Reputation: 387
I'm trying to perform a Kolmogorov-Smirnov test to compare an empirical distribution with the F distribution (I know these can't be compared directly, but I will employ bootstrapping). I'm having a problem with the scipy KS test:
readLengths = [list,of,int,values,...]
x = stats.f.fit(readLengths)
dfn=x[0]
dfd=x[1]
stats.kstest(readLengths,stats.f.rvs(dfn,dfd,size=100))
I am getting the error
TypeError: 'numpy.ndarray' object is not callable
and it points to the stats.kstest line. I assume this is a problem with the readLengths array, but the docs say it can take a 1D array, so not sure why I'm having this problem. Also, interestingly in this function you can name the normal distribution with 'norm', but 'f' doesn't appear to be valid, despite that being the scipy name for the F distribution.
Upvotes: 5
Views: 2303
Reputation: 74242
From the docs:
cdf : str or callable
If a string, it should be the name of a distribution in scipy.stats. If rvs is a string then cdf can be False or the same as rvs. If a callable, that callable is used to calculate the cdf.

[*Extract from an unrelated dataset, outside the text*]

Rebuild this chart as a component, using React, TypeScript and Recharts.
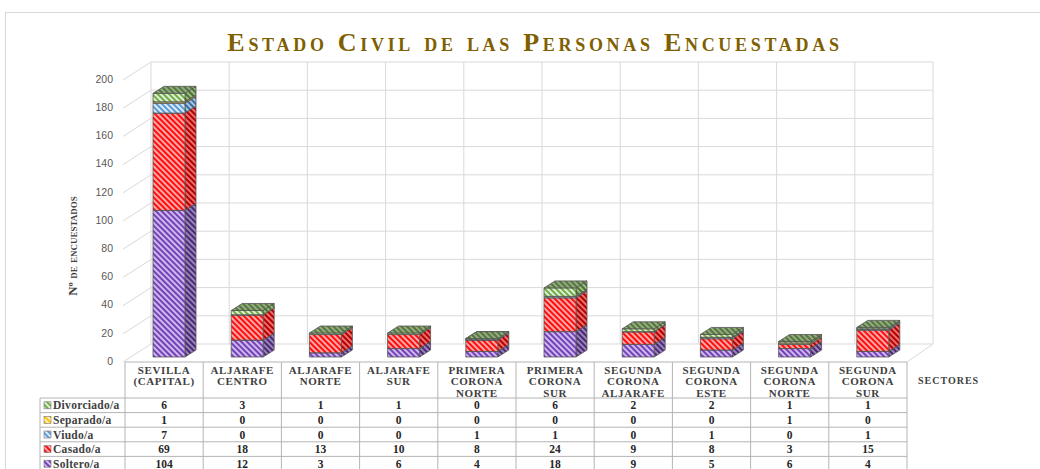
import React from "react";
import { BarChart, Bar, XAxis, YAxis, CartesianGrid, Label } from "recharts";

// sectores (cabecera de la tabla, "\n" = salto de línea)
const sectores = [
  "SEVILLA\n(CAPITAL)",
  "ALJARAFE\nCENTRO",
  "ALJARAFE\nNORTE",
  "ALJARAFE\nSUR",
  "PRIMERA\nCORONA\nNORTE",
  "PRIMERA\nCORONA\nSUR",
  "SEGUNDA\nCORONA\nALJARAFE",
  "SEGUNDA\nCORONA\nESTE",
  "SEGUNDA\nCORONA\nNORTE",
  "SEGUNDA\nCORONA\nSUR",
];

const soltero = [104, 12, 3, 6, 4, 18, 9, 5, 6, 4];
const casado = [69, 18, 13, 10, 8, 24, 9, 8, 3, 15];
const viudo = [7, 0, 0, 0, 1, 1, 0, 1, 0, 1];
const separado = [1, 0, 0, 0, 0, 0, 0, 0, 1, 0];
const divorciado = [6, 3, 1, 1, 0, 6, 2, 2, 1, 1];

const yTicks = [0, 20, 40, 60, 80, 100, 120, 140, 160, 180, 200];

// orden de apilado (de abajo arriba)
const series = [
  { key: "soltero", name: "Soltero/a", values: soltero },
  { key: "casado", name: "Casado/a", values: casado },
  { key: "viudo", name: "Viudo/a", values: viudo },
  { key: "separado", name: "Separado/a", values: separado },
  { key: "divorciado", name: "Divorciado/a", values: divorciado },
];

const data = sectores.map((s, i) => {
  const row: any = { sector: s };
  series.forEach((se) => (row[se.key] = se.values[i]));
  return row;
});

// colores: frente (fg/bg), lateral y tapa
const PAL: Record<string, any> = {
  soltero: { fg: "#7540b8", bg: "#cdbaec", sfg: "#4a2973", sbg: "#9a83bc", tfg: "#5d3890", tbg: "#b6a2d6" },
  casado: { fg: "#ff0d0d", bg: "#ffa6a6", sfg: "#b30000", sbg: "#ee6e6e", tfg: "#d00000", tbg: "#ff8c8c" },
  viudo: { fg: "#5b9bd5", bg: "#dcebf8", sfg: "#3b6d9c", sbg: "#a6c6e4", tfg: "#4a82b8", tbg: "#c0d8ee" },
  separado: { fg: "#ffc000", bg: "#fff2c4", sfg: "#c08f00", sbg: "#f5d670", tfg: "#e0a800", tbg: "#ffe28a" },
  divorciado: { fg: "#70ad47", bg: "#e0efd5", sfg: "#4b7430", sbg: "#9dbb86", tfg: "#56763f", tbg: "#93ab80" },
};

// geometría 3D
const WALL_DX = 26;
const WALL_DY = -17;
const BAR_SHIFT_X = 5;
const BAR_SHIFT_Y = -4;
const DEPTH_X = 11;
const DEPTH_Y = -7;

const GRID = "#d9d9d9";
const BORDER = "#b4b4b4";
const SERIF = "'Liberation Serif', 'Times New Roman', serif";
const SANS = "'Liberation Sans', Arial, sans-serif";

function Pattern({ id, fg, bg }: { id: string; fg: string; bg: string }) {
  return (
    <pattern id={id} width="4" height="4" patternUnits="userSpaceOnUse" patternTransform="rotate(-45)">
      <rect width="4" height="4" fill={bg} />
      <rect width="2" height="4" fill={fg} />
    </pattern>
  );
}

function makeBox(k: string) {
  return (p: any) => {
    const { x, y, width, height } = p;
    if (x == null || y == null || width == null) return <g />;
    const X = x + BAR_SHIFT_X;
    const Y = y + BAR_SHIFT_Y;
    const w = width;
    const h = Math.max(0, height || 0);
    const side = `M${X + w},${Y}l${DEPTH_X},${DEPTH_Y}v${h}l${-DEPTH_X},${-DEPTH_Y}Z`;
    const front = `M${X},${Y}h${w}v${h}h${-w}Z`;
    const top = `M${X},${Y}l${DEPTH_X},${DEPTH_Y}h${w}l${-DEPTH_X},${-DEPTH_Y}Z`;
    return (
      <g>
        <path d={side} fill={`url(#p-${k}-s)`} stroke="#555" strokeWidth={0.8} strokeLinejoin="round" />
        <path d={front} fill={`url(#p-${k})`} stroke="#555" strokeWidth={0.8} />
        <path d={top} fill={`url(#p-${k}-t)`} stroke="#555" strokeWidth={0.8} strokeLinejoin="round" />
      </g>
    );
  };
}

function HLine(props: any) {
  const { x1, x2, y1, y, height } = props;
  const isFloor = Math.abs(y1 - (y + height)) < 1;
  return (
    <g>
      <line x1={x1 + WALL_DX} y1={y1 + WALL_DY} x2={x2 + WALL_DX} y2={y1 + WALL_DY} stroke={GRID} />
      <line x1={x1 - 2} y1={y1 + 1} x2={x1 + WALL_DX} y2={y1 + WALL_DY} stroke={GRID} />
      {isFloor && <line x1={x2} y1={y1 + 1} x2={x2 + WALL_DX} y2={y1 + WALL_DY} stroke={GRID} />}
    </g>
  );
}

function VLine(props: any) {
  const { x1, y1, y2 } = props;
  return <line x1={x1 + WALL_DX} y1={y1 + WALL_DY} x2={x1 + WALL_DX} y2={y2 + WALL_DY} stroke={GRID} />;
}

const tableRows = [...series].reverse();
const HEADER_H = 36;
const ROW_H = 14.6;
const LABEL_COL_X = 40;

function TableTick(props: any) {
  const { x, y, payload, index, width } = props;
  const n = sectores.length;
  const bw = (width || 782) / n;
  const left = x - bw / 2;
  const right = x + bw / 2;
  const T = y + 1;
  const H = T + HEADER_H;
  const bottom = H + ROW_H * tableRows.length;
  const lines = String(payload.value).split("\n");
  const textStyle = { fontFamily: SERIF, fontWeight: 700, fill: "#404040" } as const;
  return (
    <g>
      <line x1={left} y1={T} x2={right} y2={T} stroke={BORDER} />
      <line x1={left} y1={T} x2={left} y2={bottom} stroke={BORDER} />
      {index === n - 1 && <line x1={right} y1={T} x2={right} y2={bottom} stroke={BORDER} />}
      {tableRows.map((r, i) => (
        <line key={r.key} x1={left} y1={H + i * ROW_H} x2={right} y2={H + i * ROW_H} stroke={BORDER} />
      ))}
      {lines.map((l, i) => (
        <text key={i} x={x} y={T + 8 + i * 11.5} dy="0.35em" textAnchor="middle" fontSize={11} letterSpacing={0.6} {...textStyle}>
          {l}
        </text>
      ))}
      {tableRows.map((r, i) => (
        <text key={r.key} x={x} y={H + ROW_H / 2 + i * ROW_H} dy="0.35em" textAnchor="middle" fontSize={11.5} {...textStyle} fill="#262626">
          {r.values[index]}
        </text>
      ))}
      {index === 0 && (
        <g>
          <line x1={LABEL_COL_X} y1={H} x2={LABEL_COL_X} y2={bottom} stroke={BORDER} />
          {tableRows.map((r, i) => (
            <g key={r.key}>
              <line x1={LABEL_COL_X} y1={H + i * ROW_H} x2={left} y2={H + i * ROW_H} stroke={BORDER} />
              <rect x={LABEL_COL_X + 4} y={H + ROW_H / 2 + i * ROW_H - 3.5} width={7} height={7} fill={`url(#p-${r.key})`} stroke="#777" strokeWidth={0.6} />
              <text x={LABEL_COL_X + 13} y={H + ROW_H / 2 + i * ROW_H} dy="0.35em" fontSize={11.5} letterSpacing={0.3} {...textStyle}>
                {r.name}
              </text>
            </g>
          ))}
        </g>
      )}
      {index === n - 1 && (
        <text x={right + 11} y={T + 18} dy="0.35em" fontSize={10} letterSpacing={1} {...textStyle}>
          SECTORES
        </text>
      )}
    </g>
  );
}

function YTitle(props: any) {
  const vb = props.viewBox || { x: 80, y: 79, height: 282 };
  const cx = vb.x - 8;
  const cy = vb.y + vb.height / 2 + 26;
  return (
    <text
      x={cx}
      y={cy}
      transform={`rotate(-90, ${cx}, ${cy})`}
      textAnchor="middle"
      dy="0.35em"
      fontFamily={SERIF}
      fontWeight={700}
      fontSize={13}
      fill="#404040"
      style={{ fontVariant: "small-caps" }}
    >
      Nº de encuestados
    </text>
  );
}

export default function App() {
  return (
    <div style={{ position: "absolute", left: 0, top: 0, width: 1040, height: 469, overflow: "hidden", background: "#fff" }}>
      <div style={{ position: "absolute", left: 5, top: 12, width: 1100, height: 520, border: "1px solid #d9d9d9" }} />
      <div
        style={{
          position: "absolute",
          left: 0,
          top: 28,
          width: 1070,
          textAlign: "center",
          fontFamily: SERIF,
          fontWeight: 700,
          fontVariant: "small-caps",
          fontSize: 26,
          letterSpacing: 3.7,
          color: "#7f6000",
          lineHeight: "30px",
        }}
      >
        Estado Civil de las Personas Encuestadas
      </div>
      <div style={{ position: "absolute", left: 0, top: 0 }}>
        <BarChart width={1040} height={469} data={data} margin={{ top: 79, right: 133, bottom: 0, left: 80 }} barSize={32}>
          <defs>
            {series.map((s) => (
              <React.Fragment key={s.key}>
                <Pattern id={`p-${s.key}`} fg={PAL[s.key].fg} bg={PAL[s.key].bg} />
                <Pattern id={`p-${s.key}-s`} fg={PAL[s.key].sfg} bg={PAL[s.key].sbg} />
                <Pattern id={`p-${s.key}-t`} fg={PAL[s.key].tfg} bg={PAL[s.key].tbg} />
              </React.Fragment>
            ))}
          </defs>
          <CartesianGrid
            horizontal={(p: any) => <HLine key={p.key} {...p} />}
            vertical={(p: any) => <VLine key={p.key} {...p} />}
            verticalCoordinatesGenerator={({ offset }: any) =>
              sectores.map((_, i) => offset.left + (i * offset.width) / sectores.length).concat(offset.left + offset.width)
            }
          />
          <XAxis
            dataKey="sector"
            interval={0}
            axisLine={false}
            tickLine={false}
            tickSize={0}
            tickMargin={0}
            height={108}
            tick={<TableTick />}
          />
          <YAxis
            type="number"
            domain={[0, 200]}
            ticks={yTicks}
            interval={0}
            width={45}
            axisLine={false}
            tickLine={false}
            tickSize={0}
            tickMargin={12}
            tick={{ fontFamily: SANS, fontSize: 10.5, fill: "#595959" }}
          >
            <Label content={<YTitle />} />
          </YAxis>
          {series.map((s) => (
            <Bar key={s.key} dataKey={s.key} name={s.name} stackId="a" isAnimationActive={false} shape={makeBox(s.key)} />
          ))}
        </BarChart>
      </div>
    </div>
  );
}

The second argument to kstest
should either be a string or a callable object that accepts quantiles as inputs and returns the CDF. Instead you are passing it
stats.f.rvs(dfn,dfd,size=100)
which evaluates to an np.ndarray
.
One option would be to construct a frozen PDF using your desired parameters, then pass its .cdf
method as the second argument to kstest
:
fdist = stats.f(dfn, dfd)
d, p = stats.kstest(readLengths, fdist.cdf)
Upvotes: 3